Did I make the right choice to end it with someone who makes me feel so safe?
I'm seeking some perspective as a girl in her mid 20s but l met a guy that makes me feel so safe, like incredibly safe.
My body can just rest with him, and trust me when I say I'm not one to relax ever ever. I'm a very independent person too and I've been alone in managing my adult life quite well, but it's almost like I am allowed to be weak and not on top of things in his arms.
I know the connection is special and my body doesn't feel so safe to that extent even with my closest friends that l've known for years. It happened right away when I met him so much so that it baffles me. I keep hearing people saying that usually they know that’s their ‘the one’ by the safety thing, so that’s interesting.

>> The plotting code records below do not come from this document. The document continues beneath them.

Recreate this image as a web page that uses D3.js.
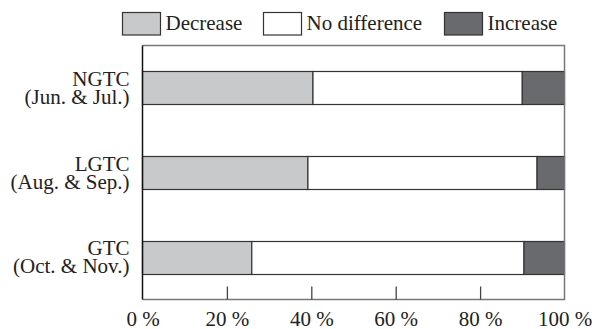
<!DOCTYPE html>
<html><head><meta charset="utf-8">
<script src="https://cdn.jsdelivr.net/npm/d3@7"></script>
<style>body{margin:0;background:#fff;}svg{display:block;}text{font-family:"Liberation Serif","Times New Roman",serif;fill:#222;}</style>
</head><body><svg id="c" width="592" height="329"></svg>
<script>
const categories = [["NGTC","(Jun. & Jul.)"],["LGTC","(Aug. & Sep.)"],["GTC","(Oct. & Nov.)"]];
const seriesNames = ["Decrease","No difference","Increase"];
const decrease = [40.4, 39.2, 25.9];
const noDifference = [49.6, 54.3, 64.5];
const increase = [10.0, 6.5, 9.6];
const tickValues = [0,20,40,60,80,100];
const tickLabels = ["0 %","20 %","40 %","60 %","80 %","100 %"];
const colors = ["#c8c9cb","#ffffff","#696a6d"];

const svg = d3.select("#c");
const m = {l:142.5, r:564.5, t:45.5, b:299.5};
const x = d3.scaleLinear().domain([0,100]).range([m.l, m.r]);
const y = d3.scalePoint().domain(categories.map(d=>d[0])).range([m.t, m.b]).padding(0.5);
const barH = 33;

const rows = categories.map((c,i)=>({key:c[0], vals:[decrease[i], noDifference[i], increase[i]]}));
const stackData = rows.map(r=>{let acc=0; return r.vals.map((v,j)=>{const s={key:r.key,j,x0:acc,x1:acc+v}; acc+=v; return s;});}).flat();

// bars
svg.append("g").selectAll("rect").data(stackData).join("rect")
  .attr("x", d=>x(d.x0)).attr("width", d=>x(d.x1)-x(d.x0))
  .attr("y", d=>Math.round(y(d.key)-barH/2)+0.5).attr("height", barH)
  .attr("fill", d=>colors[d.j]).attr("stroke","#333").attr("stroke-width",1.2);

// frame
svg.append("path").attr("d",`M${m.l},${m.t}H${m.r}V${m.b}H${m.l}`).attr("fill","none").attr("stroke","#777").attr("stroke-width",1.5);
svg.append("line").attr("x1",m.l).attr("x2",m.l).attr("y1",m.t).attr("y2",m.b).attr("stroke","#111").attr("stroke-width",1.5);

// x axis ticks (inward)
const xAxis = d3.axisBottom(x).tickValues(tickValues).tickFormat((d,i)=>tickLabels[i]).tickSizeInner(-13).tickSizeOuter(0).tickPadding(26);
const gx = svg.append("g").attr("transform",`translate(0,${m.b})`).call(xAxis);
gx.select(".domain").remove();
gx.selectAll(".tick line").attr("stroke","#444").attr("stroke-width",1.3)
  .attr("display",(d)=> (d===0||d===100)?"none":null);
gx.selectAll(".tick text").attr("font-size","21px").attr("fill","#222").attr("font-family","Liberation Serif").attr("dy","0");

// y labels
const gy = svg.append("g");
categories.forEach(c=>{
  const t = gy.append("text").attr("text-anchor","end").attr("font-size","21px");
  t.append("tspan").attr("x", m.l-13).attr("y", y(c[0])-2).text(c[0]);
  t.append("tspan").attr("x", m.l-13).attr("y", y(c[0])+16).text(c[1]);
});

// legend
const legX = [122.5, 263.5, 444.5];
const leg = svg.append("g");
seriesNames.forEach((n,i)=>{
  leg.append("rect").attr("x",legX[i]).attr("y",12.5).attr("width",38).attr("height",22.5)
    .attr("fill",colors[i]).attr("stroke","#333").attr("stroke-width",1.2);
  leg.append("text").attr("x",legX[i]+43).attr("y",30).attr("font-size","21px").text(n);
});
</script></body></html>
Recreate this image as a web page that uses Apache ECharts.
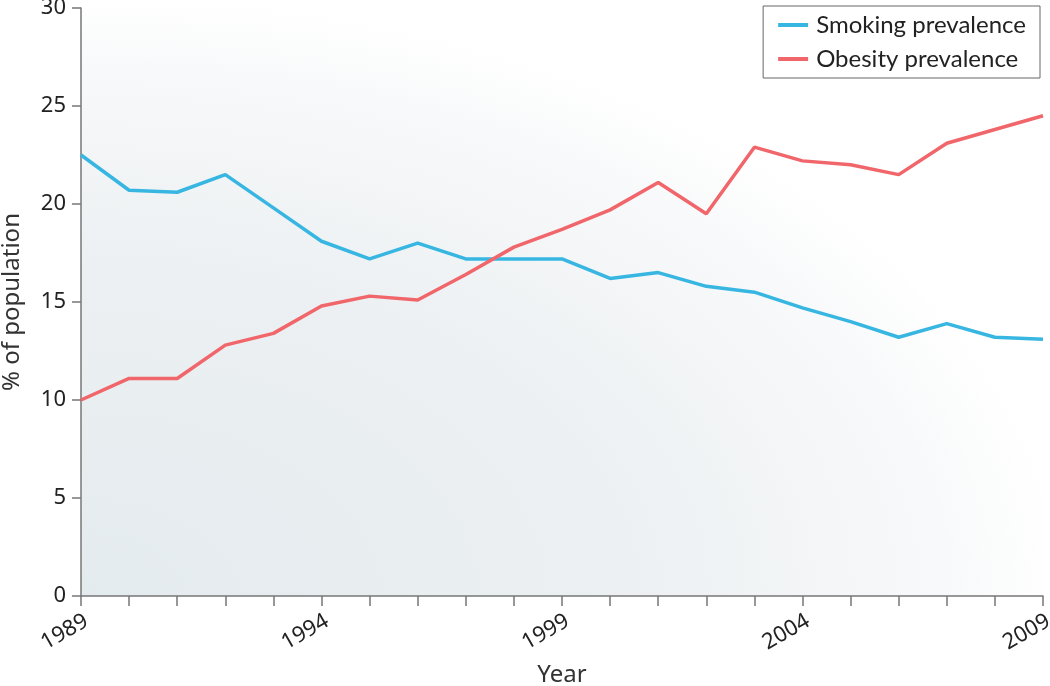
<!DOCTYPE html>
<html>
<head>
<meta charset="UTF-8">
<title>Smoking and obesity prevalence</title>
<script type="text/javascript" src="https://cdn.jsdelivr.net/npm/echarts@6/dist/echarts.min.js"></script>
<style>
  html, body { margin: 0; padding: 0; background: #fff; }
</style>
</head>
<body>

<div id="box" style="width:1050px;height:686px;"></div>

<script type="text/javascript">

// years on the x axis
var years = ['1989','1990','1991','1992','1993','1994','1995','1996','1997','1998','1999',
             '2000','2001','2002','2003','2004','2005','2006','2007','2008','2009'];

// % of population
var smoking = [22.5, 20.7, 20.6, 21.5, 19.8, 18.1, 17.2, 18.0, 17.2, 17.2, 17.2,
               16.2, 16.5, 15.8, 15.5, 14.7, 14.0, 13.2, 13.9, 13.2, 13.1];
var obesity = [10.0, 11.1, 11.1, 12.8, 13.4, 14.8, 15.3, 15.1, 16.4, 17.8, 18.7,
               19.7, 21.1, 19.5, 22.9, 22.2, 22.0, 21.5, 23.1, 23.8, 24.5];

var seriesNames = ['Smoking prevalence', 'Obesity prevalence'];

var mychart = echarts.init(document.getElementById('box'));

// plot box in pixels
var gLeft = 81, gTop = 8, gRight = 7, gBottom = 90;
var gW = 1050 - gLeft - gRight, gH = 686 - gTop - gBottom;

var option = {
  animation: false,
  textStyle: { fontFamily: 'Noto Sans' },
  grid: { left: gLeft, top: gTop, right: gRight, bottom: gBottom, outerBoundsMode: 'none' },
  // soft shaded background, darkest bottom-left
  graphic: [{
    type: 'rect',
    x: gLeft, y: gTop,
    scaleX: gW / gH,
    z: -10,
    silent: true,
    shape: { x: 0, y: 0, width: gH, height: gH },
    style: {
      fill: {
        type: 'radial', x: 0, y: 1, r: 1.02,
        colorStops: [
          { offset: 0, color: '#e4ebee' },
          { offset: 0.55, color: '#ecf0f2' },
          { offset: 0.88, color: '#f8f9fa' },
          { offset: 1, color: '#ffffff' }
        ]
      }
    }
  }],
  legend: {
    orient: 'vertical',
    right: 10, top: 6,
    padding: [7, 14, 7, 15],
    itemGap: 10,
    itemWidth: 30, itemHeight: 4,
    icon: 'rect',
    borderColor: '#666', borderWidth: 1,
    backgroundColor: '#fff',
    textStyle: { fontFamily: 'Lato', fontSize: 24, color: '#222', padding: [0, 0, 0, 3] },
    data: seriesNames
  },
  xAxis: {
    type: 'category',
    data: years,
    boundaryGap: false,
    name: 'Year',
    nameLocation: 'middle',
    nameGap: 67,
    nameTextStyle: { fontSize: 24, color: '#333' },
    axisLine: { lineStyle: { color: '#777', width: 1.5 } },
    axisTick: { interval: 0, length: 10, lineStyle: { color: '#777', width: 1.5 } },
    axisLabel: { interval: 4, rotate: 30, fontSize: 22, color: '#222', margin: 14, verticalAlign: 'top' },
    splitLine: { show: false }
  },
  yAxis: {
    type: 'value',
    min: 0, max: 30, interval: 5,
    name: '% of population',
    nameLocation: 'middle',
    nameGap: 57,
    nameRotate: 90,
    nameTextStyle: { fontSize: 24, color: '#333' },
    axisLine: { show: true, lineStyle: { color: '#777', width: 1.5 } },
    axisTick: { show: true, length: 9, lineStyle: { color: '#777', width: 1.5 } },
    axisLabel: { fontSize: 22, color: '#222', margin: 15 },
    splitLine: { show: false }
  },
  series: [{
    name: seriesNames[0],
    type: 'line',
    data: smoking,
    showSymbol: false,
    color: '#38b6e2',
    lineStyle: { width: 3.5, color: '#38b6e2' }
  }, {
    name: seriesNames[1],
    type: 'line',
    data: obesity,
    showSymbol: false,
    color: '#f0666a',
    lineStyle: { width: 3.5, color: '#f0666a' }
  }]
};

mychart.setOption(option);
</script>
</body>
</html>
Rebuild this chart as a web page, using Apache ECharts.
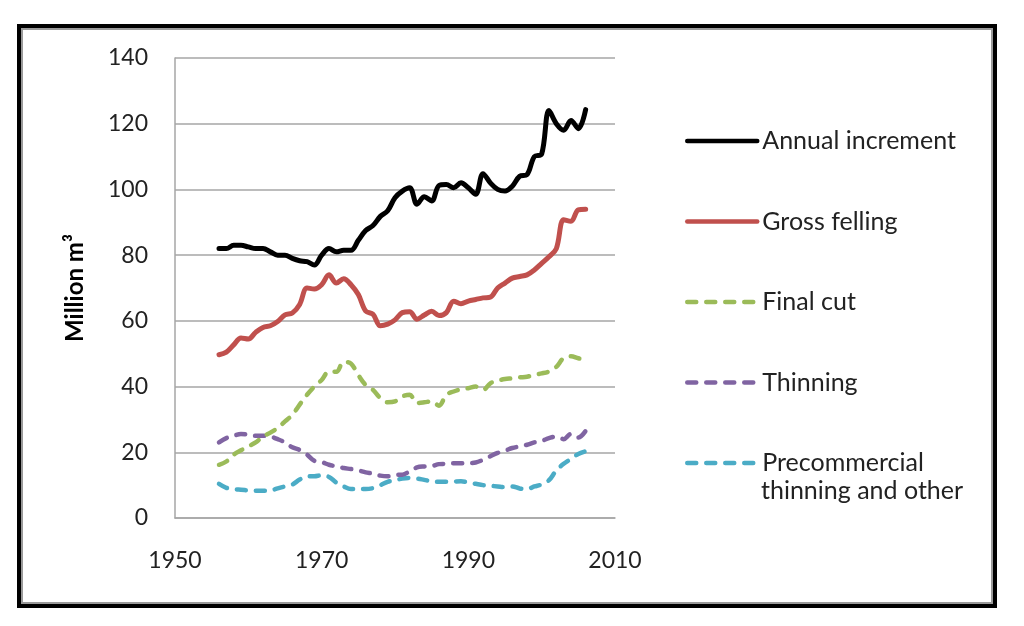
<!DOCTYPE html>
<html>
<head>
<meta charset="utf-8">
<title>Annual increment and felling</title>
<script src="https://cdn.jsdelivr.net/npm/echarts@6/dist/echarts.min.js"></script>
<style>
    html, body { margin: 0; padding: 0; background: #fff; }
    #chart { width: 1024px; height: 626px; }
</style>
</head>
<body>
<div id="chart"></div>
<script>
// values, one per year 1956-2006
var years = [1956, 1957, 1958, 1959, 1960, 1961, 1962, 1963, 1964, 1965,
    1966, 1967, 1968, 1969, 1970, 1971, 1972, 1973, 1974, 1975,
    1976, 1977, 1978, 1979, 1980, 1981, 1982, 1983, 1984, 1985,
    1986, 1987, 1988, 1989, 1990, 1991, 1992, 1993, 1994, 1995,
    1996, 1997, 1998, 1999, 2000, 2001, 2002, 2003, 2004, 2005, 2006];

var annualIncrement = [82, 82, 83, 83, 82.5, 82, 82, 81, 80, 80,
    79, 78.3, 78, 77, 80, 82, 81, 81.5, 81.5, 84.5,
    87.5, 89, 91.8, 93.5, 97.5, 99.5, 100.5, 95.5, 97.8, 96.5,
    101.2, 101.5, 100.5, 102, 100.5, 98.5, 104.8, 102, 100, 99.5,
    101, 104, 104.5, 110, 110.8, 124, 120, 118, 121, 118.5, 124.3];

var grossFelling = [49.7, 50.5, 52.7, 54.8, 54.5, 56.5, 58, 58.5, 59.8, 61.8,
    62.4, 65, 70, 69.7, 71, 74, 71.5, 72.8, 71, 68,
    63, 62, 58.5, 59, 60.3, 62.5, 62.8, 60.5, 61.8, 62.9,
    61.6, 62.5, 66, 65.2, 66, 66.5, 67, 67.2, 70, 71.5,
    73, 73.5, 74, 75.5, 77.5, 79.5, 82, 90.8, 90.3, 93.8, 94];

var finalCut = [16.2, 17.2, 19.3, 20.6, 21.8, 23, 24.8, 26, 27.4, 29.4,
    31.4, 34.5, 37.5, 40, 42, 44.6, 44.5, 47.5, 47, 43.5,
    40.5, 39, 36.5, 35.2, 35.5, 37, 37.5, 35, 35.2, 35.5,
    34.2, 37.5, 38.5, 39.2, 39.5, 40, 39, 41, 41.8, 42.3,
    42.5, 42.8, 43, 43.6, 44, 44.6, 46, 48.7, 49.2, 48.6, 48.2];

var thinning = [23, 24.3, 25, 25.6, 25.4, 25, 25, 24.8, 24, 23,
    21.5, 20.7, 19.3, 17.4, 17, 16.2, 15.7, 15.2, 14.9, 14.5,
    13.9, 13.5, 12.9, 12.7, 13.2, 13.2, 14.2, 15.4, 15.7, 15.8,
    16.4, 16.5, 16.7, 16.7, 16.7, 16.9, 17.7, 18.8, 19.8, 20.5,
    21.3, 21.8, 22.3, 23, 23.5, 24.3, 24.8, 24, 25.6, 24.5, 26.5];

var precommercial = [10.4, 9.2, 8.8, 8.6, 8.4, 8.3, 8.3, 8.4, 9, 9.6,
    10.2, 11.7, 12.7, 12.7, 13, 12.5, 10.8, 9.6, 8.8, 8.8,
    8.8, 9.1, 10, 11, 11.5, 12, 12.2, 12, 11.6, 11.2,
    11, 11, 11.1, 11.2, 10.8, 10.4, 10, 9.8, 9.6, 9.4,
    9.6, 9, 8.8, 9.6, 10.2, 11.5, 14.5, 16.5, 18, 19.5, 20.3];

var seriesNames = ['Annual increment', 'Gross felling', 'Final cut', 'Thinning', 'Precommercial'];
var yTicks = { min: 0, max: 140, interval: 20 };
var xTicks = { min: 1950, max: 2010, interval: 20 };

var colors = ['#000000', '#c0504d', '#9bbb59', '#8064a2', '#4bacc6'];
var font = 'Lato, "Open Sans", sans-serif';

function pairs(vals) {
    return years.map(function (y, i) { return [y, vals[i]]; });
}

function lineSeries(name, vals, color, dashed) {
    return {
        name: name,
        type: 'line',
        smooth: 0.35,
        symbol: 'none',
        data: pairs(vals),
        lineStyle: {
            color: color,
            width: dashed ? 4.5 : 5,
            type: dashed ? [9, 10] : 'solid',
            cap: 'round',
            join: 'round'
        },
        itemStyle: { color: color }
    };
}

var chart = echarts.init(document.getElementById('chart'));

chart.setOption({
    animation: false,
    backgroundColor: '#ffffff',
    grid: { left: 175, right: 409, top: 58, bottom: 108, containLabel: false },
    xAxis: {
        type: 'value',
        min: xTicks.min, max: xTicks.max, interval: xTicks.interval,
        axisLine: { show: true, lineStyle: { color: '#a6a6a6', width: 1.5 } },
        axisTick: { show: false },
        splitLine: { show: false },
        axisLabel: {
            color: '#222', fontFamily: font, fontSize: 23, margin: 31,
            formatter: function (v) { return String(v); }
        }
    },
    yAxis: {
        type: 'value',
        min: yTicks.min, max: yTicks.max, interval: yTicks.interval,
        name: 'Million m³',
        nameLocation: 'middle',
        nameGap: 88,
        nameTextStyle: { color: '#000', fontFamily: font, fontSize: 24, fontWeight: 'bold' },
        axisLine: { show: true, lineStyle: { color: '#a6a6a6', width: 1.5 } },
        axisTick: { show: false },
        splitLine: { show: true, lineStyle: { color: '#a6a6a6', width: 1.5 } },
        axisLabel: { color: '#222', fontFamily: font, fontSize: 23, margin: 27 }
    },
    legend: {
        orient: 'vertical',
        left: 685,
        top: 127,
        padding: 0,
        itemWidth: 70,
        itemHeight: 14,
        itemGap: 52.5,
        data: seriesNames,
        itemStyle: { opacity: 0 },
        lineStyle: { width: 4.5 },
        textStyle: { color: '#222', fontFamily: font, fontSize: 25, lineHeight: 28 }
    },
    graphic: [
        {
            type: 'rect',
            shape: { x: 19, y: 26, width: 976, height: 580 },
            style: { fill: 'none', stroke: '#000', lineWidth: 4 },
            silent: true
        },
        {
            type: 'rect',
            shape: { x: 22, y: 29, width: 970, height: 574 },
            style: { fill: 'none', stroke: '#9a9a9a', lineWidth: 2 },
            silent: true
        },
        {
            type: 'text',
            left: 761,
            top: 478,
            style: { text: 'thinning and other', fill: '#222', font: '25px ' + font }
        }
    ],
    series: [
        lineSeries(seriesNames[4], precommercial, colors[4], true),
        lineSeries(seriesNames[3], thinning, colors[3], true),
        lineSeries(seriesNames[2], finalCut, colors[2], true),
        lineSeries(seriesNames[1], grossFelling, colors[1], false),
        lineSeries(seriesNames[0], annualIncrement, colors[0], false)
    ]
});
</script>
</body>
</html>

When I used to describe meeting someone of great potential to my friends before, I always said the feelings were so jumpy. Ups and downs at the extremity. I feel quite in the neutral range with him, in a calm way, and it's never happened to me before.
I won't bore you too much with the logistical details, but I saw that our connection wouldn't be able to work so I cut it short before both of us get too hurt later. I hope that someone might see themselves in me, because I can't help but thinking that maybe I'm still young and haven't met enough people in this world that I still feel so intrigued by what we had. Or actually, maybe I really let go of something people spend their lives searching for? How do you really know?